Towns had existed in ancient Egypt, as in the classical world of Greece and Rome. In the Middle Ages, towns existed in China as well as in the Byzantine Empire. But the cities of medieval and Renaissance Europe were quite different from the towns of other areas and times. In the towns of the classical world, as in the towns of China and the Byzantine Empire, merchants, professionals, and craftsmen never achieved a socially prominent position. Even when they acquired wealth, they still acquiesced in an inferior social position. The rural ideals of the upper classes permeated the whole society; and as the landed gentry dominated both the countryside and the towns, socially as well as politically and culturally, powerful elements of cohesion obliterated the differences between the urban and the rural worlds. The town was not an organism in itself but rather an organ within the broader context of an urban-rural continuum.

In the Roman world, the distinction between city and country was only de facto, since Roman law did not distinguish between citizens on the grounds of their residence. In medieval Europe, by contrast, the town came to represent a separate entity.
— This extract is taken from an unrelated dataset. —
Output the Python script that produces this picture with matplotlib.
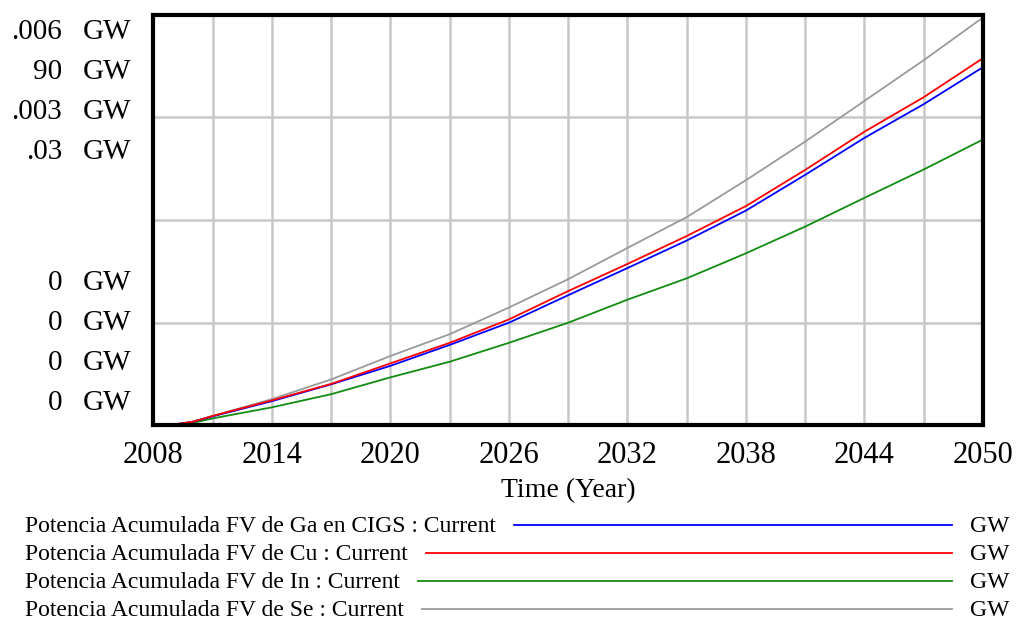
import matplotlib
matplotlib.use("Agg")
from matplotlib import pyplot as plt

# years
years = [2008, 2009, 2010, 2011, 2014, 2017, 2020, 2023, 2026, 2029, 2032, 2035, 2038, 2041, 2044, 2047, 2050]

# values as % of the plot height (each series has its own scale in the original)
ga_cigs = [0, 0.2, 0.9, 2.2, 5.9, 10.0, 14.5, 19.6, 25.0, 31.7, 38.3, 45.0, 52.3, 61.0, 70.0, 78.2, 87.2]
cu      = [0, 0.2, 0.9, 2.3, 6.1, 10.1, 15.1, 20.1, 25.8, 32.7, 39.3, 46.1, 53.4, 62.2, 71.5, 79.9, 89.4]
in_     = [0, 0.1, 0.6, 1.7, 4.4, 7.6, 11.7, 15.5, 20.1, 25.0, 30.6, 35.8, 41.9, 48.4, 55.4, 62.3, 69.6]
se      = [0, 0.2, 0.9, 2.3, 6.4, 11.2, 16.9, 22.2, 28.7, 35.6, 43.2, 50.7, 59.7, 69.1, 79.0, 88.9, 99.3]

series_names = [
    "Potencia Acumulada FV de Ga en CIGS : Current",
    "Potencia Acumulada FV de Cu : Current",
    "Potencia Acumulada FV de In : Current",
    "Potencia Acumulada FV de Se : Current",
]
series_colors = ["#0000ff", "#ff0000", "#118c11", "#9a9a9a"]

x_labels = ["2008", "", "2014", "", "2020", "", "2026", "", "2032", "", "2038", "", "2044", "", "2050"]
y_top_labels = [".006", "90", ".003", ".03"]
y_bottom_labels = ["0", "0", "0", "0"]
unit = "GW"

plt.rcParams["font.family"] = ["Liberation Serif", "DejaVu Serif"]

W, H = 1016, 619
fig = plt.figure(figsize=(W / 100, H / 100), dpi=100)
ax = fig.add_axes([153.4 / W, 1 - 425.4 / H, (983 - 153.4) / W, (425.4 - 14.6) / H])

data = [ga_cigs, cu, in_, se]
# grey first so the others sit on top, as in the picture
for idx in [3, 2, 0, 1]:
    ax.plot(years, data[idx], color=series_colors[idx], lw=1.3, zorder=3)

ax.set_xlim(2008, 2050)
ax.set_ylim(0, 100)
ax.set_xticks(range(2008, 2051, 3))
ax.set_xticklabels(x_labels, fontsize=22)
ax.set_yticks([0, 25, 50, 75, 100])
ax.set_yticklabels([])
ax.tick_params(length=0, pad=11)
ax.grid(True, color="#c8c8c8", lw=1.8, zorder=1)
for s in ax.spines.values():
    s.set_linewidth(3)
    s.set_zorder(4)
ax.set_xlabel("Time (Year)", fontsize=20, labelpad=6)

# stacked y labels, one per series scale
for i, lab in enumerate(y_top_labels):
    y = 1 - (32 + 40 * i) / H
    fig.text(62 / W, y, lab, ha="right", va="center", fontsize=21)
    fig.text(83 / W, y, unit, ha="left", va="center", fontsize=21)
for i, lab in enumerate(y_bottom_labels):
    y = 1 - (283 + 40 * i) / H
    fig.text(62 / W, y, lab, ha="right", va="center", fontsize=21)
    fig.text(83 / W, y, unit, ha="left", va="center", fontsize=21)

# legend rows
fig.canvas.draw()
renderer = fig.canvas.get_renderer()
for i, (name, col) in enumerate(zip(series_names, series_colors)):
    y = 1 - (526 + 28 * i) / H
    t = fig.text(25 / W, y, name, ha="left", va="center", fontsize=17)
    bb = t.get_window_extent(renderer)
    x0 = bb.x1 / W + 18 / W
    fig.add_artist(plt.Line2D([x0, 952 / W], [y + 1 / H, y + 1 / H], color=col, lw=1.3,
                              transform=fig.transFigure))
    fig.text(970 / W, y, unit, ha="left", va="center", fontsize=17)

fig.savefig("out.png", dpi=100)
The medieval city was not just part of a larger organism, but an organism in itself, proudly autonomous and clearly separated from the surrounding countryside. Physically, the city was separated from the countryside by walls, moat, and gates. More important than that, the city was another world from a legal point of view, too. When a person passed through the gates of a city, he became subject to different laws, as when today we cross the border from one country to another. The contrast was as sharp in cultural as in economic terms. The merchants, the professionals, the craftsmen who lived in the towns did not acknowledge the control of the rural world or its cultural values; on the contrary, they evolved their own culture and their own values. The emergence of European towns in the eleventh to thirteenth centuries was not a spin-off of regional evolution. It was rather the expression of a cultural and social revolution which was based in the towns. The champions of the rural-feudal establishment were well aware of this, and they did not hide their indignation. “Communionovum ac pessimum nomen,” commented Guibert of Nogent. And Otto of Frisingen, the uncle of Frederic Barbarossa, wrote:4

In the Italian communes they do not disdain to grant the girdle of knighthood or honorable positions to young people of inferior station, and even to workers of the vile mechanical arts, whom other peoples bar like the plague from the more respectable and honorable circles.
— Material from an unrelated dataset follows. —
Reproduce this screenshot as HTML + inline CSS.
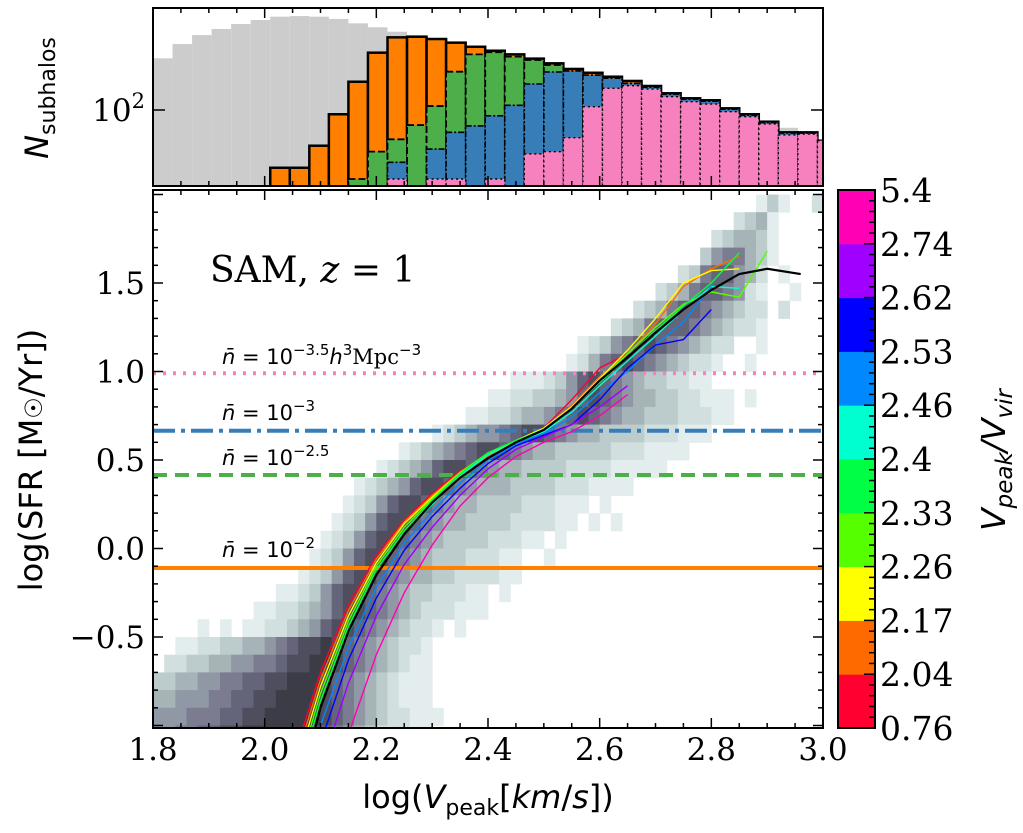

People living in the city came to enjoy a unique, personal status. They were “burghers.” In Flanders prior to 1100 the term burgensis is attested to in three places only (St Omer, Cambrai, and Huy). In the course of the twelfth century, this typically medieval term spread all over western Europe.

There were however striking differences between various different areas in Europe. In Italy the revolutionary character of the city was more apparent than elsewhere, not only in its dealings with baronial and ecclesiastical power but also as conflict grew with the central power of the Empire. Italian cities thus set out to attack and conquer the surrounding territory. In Germany, to further his struggle against the great feudal powers, the Emperor granted certain cities independent self-government, the right to mint their own coinage, the right to confer full citizenship on immigrants, and the right to develop their own policies. Yet German cities never dared push their privileges beyond their own walls or to launch an attack on the feudal forces that encircled them. In France the communal-citizen movement was soon tamed by the power of the monarchy. In England cities developed at a slower and less dramatic pace and assumed no or very few revolutionary characteristics. In eastern Europe, most cities arose not on the basis of their own strength but on the initiative of feudal lords in their Drang nach Osten. There were many instances when cities in eastern Germany made an effort to assert their independence, only to be subjugated later by the barons.
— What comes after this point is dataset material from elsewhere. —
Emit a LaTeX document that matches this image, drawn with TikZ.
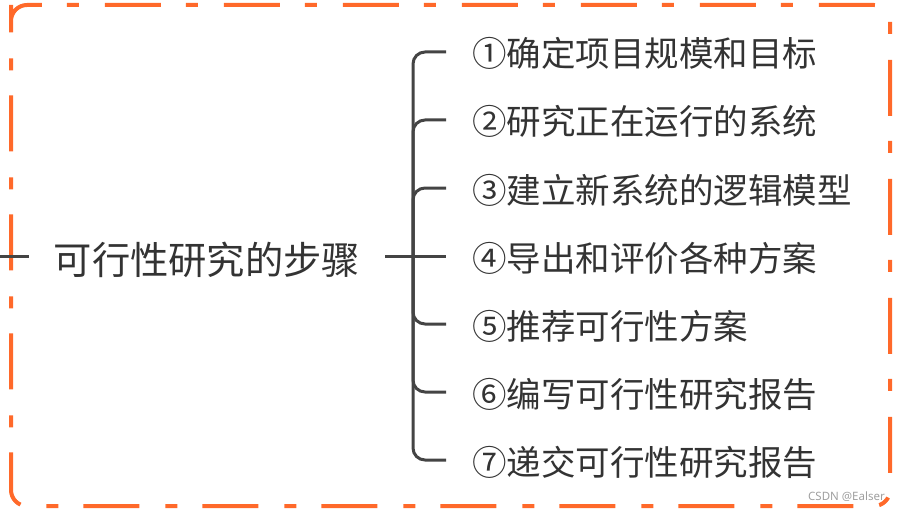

But apart from eastern Germany, the political and social triumph of the urban middle class, and of its peculiar sets of values, had revolutionary consequences at the economic level. The new set of values stimulated new kinds of wants, and the economic success of the new classes gave these wants the backing of considerable purchasing power. The fact that the history of the medieval city proved so different in its ultimate effects from the history of the Greek polis, the Roman urbs, or the Chinese city, was largely due to the structure of effective demand.

Surrounded by a hostile world, the people of the town felt the need for union and co-operation. Frontier people have to unite. In the feudal world, a vertical arrangement typically prevailed, where relations between men were dictated by concepts of fief and service; investiture and homage; lord, vassal, and serf. In the cities, a horizontal arrangement emerged, characterized by co-operation among equals. The gild; the confraternity; the university; and above them all, that guild of guilds, the sworn union among all burghers, the Commune, were the institutions created by the new outlook and which reflected the new ideals.

Thus, the city, whether emerging from a portus beside a feudal castle or rising again from the foundations of a Roman town, was essentially a new phenomenon: it was the core of a new society which evolved new social structures, rediscovered the state, developed a new culture and a new economy. For the surrounding rural world, the successful burgher had nothing but disdain. “La villa fa buone bestie e cattivi uomini” (the countryside produces good animals and bad men) wrote Paolo da Certaldo. Where the surrounding feudal world was too powerful for the town’s forces, as in Germany, the city remained on the defensive, sheltering behind the protection afforded by its walls, its wealth, and its artistic and economic pride. Where, as in Italy, the town developed to the point at which it could overturn the previous balance with the surrounding feudal world, it then moved to conquer the surrounding area. The events that followed bore the mark of the urban-versus-rural cultural dichotomy. The town did not create or intend to create a regional body, but asserted instead its right of conquest. The relationship between towns and their conquered territories in the thirteenth and fourteenth centuries reminds one more of the relationship between European states and their colonies in the nineteenth century than of the relationship between a provincial capital and its province in our contemporary society.

With the appearance of the medieval city and the emergence of the urban bourgeoisie, a new Europe was born. Every sector of social and economic life was transformed. Sets of values, personal circumstances and relations, types of administration, education, production, and exchange, all underwent drastic transformation.

The urban revolution of the eleventh and twelfth centuries paved the way for the Industrial Revolution of the nineteenth century.